By Leika Kihara
TOKYO (Reuters) -The Bank of Japan is expected to keep interest rates steady on Friday, as policymakers seek more clarity on whether the economy can withstand U.S. President Donald Trump’s tariffs and growing signs of weakness in the American economy.
The BOJ’s meeting comes in the wake of the U.S. Federal Reserve’s decision on Wednesday to cut interest rates and signal more reductions to halt any slide in an already weakening labour market.
A downturn in U.S. growth would cloud the BOJ’s rate-hike path by adding strains to Japan’s fragile recovery, which is starting to see exports hit by Trump’s tariffs.
Markets are focusing on Governor Kazuo Ueda’s post-meeting briefing for hints on how soon the BOJ could resume rate hikes, paused since January as policymakers gauge the tariff impact.
“We expect the BOJ to raise rates by early next year, but it is unclear whether officials will be able to make a decision this coming October,” said Kei Fujimoto, senior economist at SuMi TRUST.
“Policymakers will carefully assess the impact of tariffs on future corporate earnings and accordingly, whether companies are in a position to continue raising wages.”
At the two-day gathering concluding on Friday, the BOJ is widely expected to keep interest rates steady at 0.5%.
While the BOJ is not expected to make any major change to its forecast for a moderate recovery, Ueda is likely to warn of lingering uncertainty over the economic outlook, analysts say.
Political uncertainty further muddles the BOJ’s policy outlook, as the ruling party gears up for a leadership race on October 4 after Prime Minister Shigeru Ishiba’s decision earlier this month to step down.
A Reuters poll showed a majority of economists expect another 25-basis-point hike by year-end.
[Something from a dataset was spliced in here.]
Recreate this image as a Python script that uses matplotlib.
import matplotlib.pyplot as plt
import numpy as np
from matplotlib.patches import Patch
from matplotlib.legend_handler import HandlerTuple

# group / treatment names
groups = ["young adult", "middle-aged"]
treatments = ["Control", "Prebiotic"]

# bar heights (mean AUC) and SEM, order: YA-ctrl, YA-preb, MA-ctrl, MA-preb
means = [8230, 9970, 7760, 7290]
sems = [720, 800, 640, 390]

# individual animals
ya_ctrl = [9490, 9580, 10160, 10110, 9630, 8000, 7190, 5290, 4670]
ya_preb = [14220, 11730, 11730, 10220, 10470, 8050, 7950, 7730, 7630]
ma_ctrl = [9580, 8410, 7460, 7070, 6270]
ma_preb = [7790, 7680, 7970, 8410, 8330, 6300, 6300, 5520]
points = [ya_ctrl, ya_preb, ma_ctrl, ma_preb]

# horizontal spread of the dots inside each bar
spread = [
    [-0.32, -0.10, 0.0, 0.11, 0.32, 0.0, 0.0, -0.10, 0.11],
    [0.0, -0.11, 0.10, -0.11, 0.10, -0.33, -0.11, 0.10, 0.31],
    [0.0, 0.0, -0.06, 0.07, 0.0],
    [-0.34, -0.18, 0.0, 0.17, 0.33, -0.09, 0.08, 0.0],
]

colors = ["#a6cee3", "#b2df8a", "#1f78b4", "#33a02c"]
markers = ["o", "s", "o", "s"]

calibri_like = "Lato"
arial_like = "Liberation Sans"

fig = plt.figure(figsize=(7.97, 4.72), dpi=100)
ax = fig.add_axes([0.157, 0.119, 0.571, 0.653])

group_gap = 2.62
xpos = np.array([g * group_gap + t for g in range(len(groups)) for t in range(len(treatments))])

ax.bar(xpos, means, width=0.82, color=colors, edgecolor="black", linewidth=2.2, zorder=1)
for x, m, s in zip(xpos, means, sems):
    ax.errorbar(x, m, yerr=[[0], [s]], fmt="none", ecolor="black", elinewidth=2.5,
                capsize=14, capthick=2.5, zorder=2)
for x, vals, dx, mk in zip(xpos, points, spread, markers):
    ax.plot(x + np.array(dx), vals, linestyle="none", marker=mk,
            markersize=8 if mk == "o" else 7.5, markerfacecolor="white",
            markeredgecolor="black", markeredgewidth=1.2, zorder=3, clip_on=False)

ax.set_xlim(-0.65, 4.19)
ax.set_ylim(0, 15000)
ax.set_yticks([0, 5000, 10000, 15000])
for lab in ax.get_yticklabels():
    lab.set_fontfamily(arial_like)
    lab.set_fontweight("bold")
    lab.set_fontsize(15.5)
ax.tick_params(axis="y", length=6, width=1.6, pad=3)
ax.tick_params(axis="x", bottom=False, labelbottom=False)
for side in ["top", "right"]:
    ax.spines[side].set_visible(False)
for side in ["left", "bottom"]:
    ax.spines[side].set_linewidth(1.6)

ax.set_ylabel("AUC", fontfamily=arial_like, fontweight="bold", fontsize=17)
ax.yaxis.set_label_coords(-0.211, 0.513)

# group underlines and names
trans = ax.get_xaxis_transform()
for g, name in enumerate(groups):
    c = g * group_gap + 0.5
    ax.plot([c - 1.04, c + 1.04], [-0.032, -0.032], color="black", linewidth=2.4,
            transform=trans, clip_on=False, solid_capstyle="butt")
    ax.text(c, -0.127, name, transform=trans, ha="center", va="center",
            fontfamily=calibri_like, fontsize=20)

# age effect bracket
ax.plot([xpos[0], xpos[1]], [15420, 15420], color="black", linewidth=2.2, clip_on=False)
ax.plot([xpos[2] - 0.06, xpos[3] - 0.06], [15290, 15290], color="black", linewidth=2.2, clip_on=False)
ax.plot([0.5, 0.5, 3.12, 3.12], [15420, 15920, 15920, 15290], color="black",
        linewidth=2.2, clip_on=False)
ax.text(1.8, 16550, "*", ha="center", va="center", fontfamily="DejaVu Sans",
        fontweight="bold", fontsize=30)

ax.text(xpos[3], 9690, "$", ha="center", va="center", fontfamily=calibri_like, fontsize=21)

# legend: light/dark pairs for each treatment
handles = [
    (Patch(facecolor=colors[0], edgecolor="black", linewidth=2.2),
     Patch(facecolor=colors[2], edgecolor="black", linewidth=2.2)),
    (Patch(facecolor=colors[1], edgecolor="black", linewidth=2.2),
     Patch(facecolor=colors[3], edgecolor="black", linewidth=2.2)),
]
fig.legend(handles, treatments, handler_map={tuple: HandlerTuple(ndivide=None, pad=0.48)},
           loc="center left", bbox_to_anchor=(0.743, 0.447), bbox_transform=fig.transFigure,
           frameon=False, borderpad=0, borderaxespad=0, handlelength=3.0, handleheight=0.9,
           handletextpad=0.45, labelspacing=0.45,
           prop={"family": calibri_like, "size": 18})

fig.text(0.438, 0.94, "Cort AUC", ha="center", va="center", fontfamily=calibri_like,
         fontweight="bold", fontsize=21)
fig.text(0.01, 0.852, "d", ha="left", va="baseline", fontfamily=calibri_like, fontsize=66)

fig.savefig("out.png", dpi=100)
But those surveyed are split on the timing with bets centering on October and January.
While global uncertainties give the BOJ good reason to go slow in rate hikes, stubbornly high food prices and a tight job market have led some hawkish members of its board to warn of the risk of keeping real borrowing costs negative for too long.
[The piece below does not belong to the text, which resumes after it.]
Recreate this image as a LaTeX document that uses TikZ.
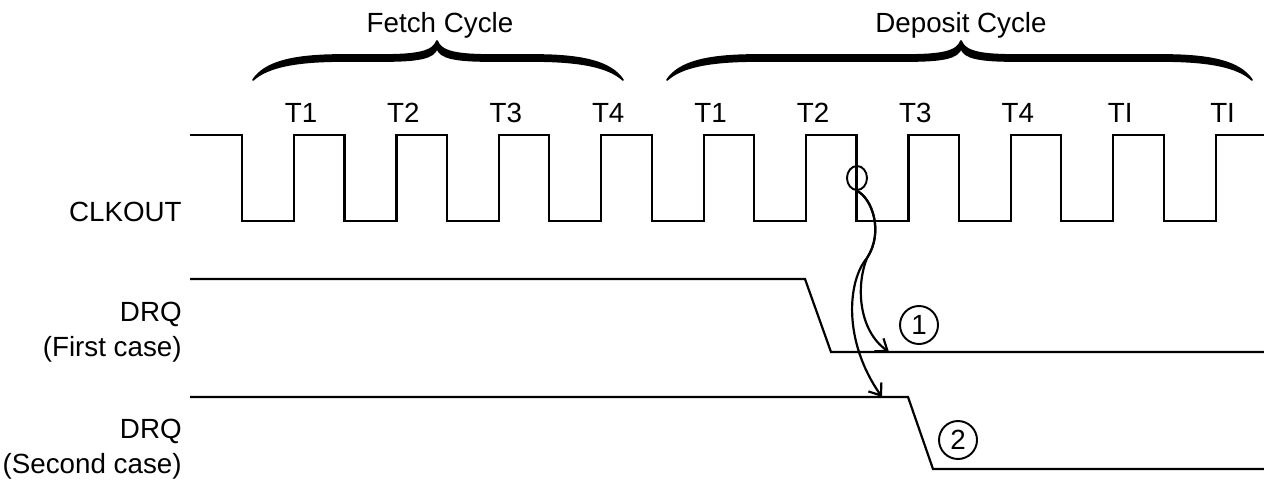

Japan’s consumer inflation remains above the BOJ’s 2% target for well over three years, with steady gains in rice and other food prices pushing up households’ cost of living.
“If upward inflation risks heighten, the BOJ may need to act decisively as a guardian of price stability,” hawkish board member Naoki Tamura told a news conference in late June.
The BOJ exited a massive, decade-long stimulus programme last year and raised short-term rates to 0.5% in January on the view Japan was on the cusp of sustainably achieving its 2% inflation target.
While Ueda has stressed the bank’s resolve to keep hiking rates, he has vowed to tread cautiously on uncertainty over the impact of U.S. tariffs on Japan’s economy.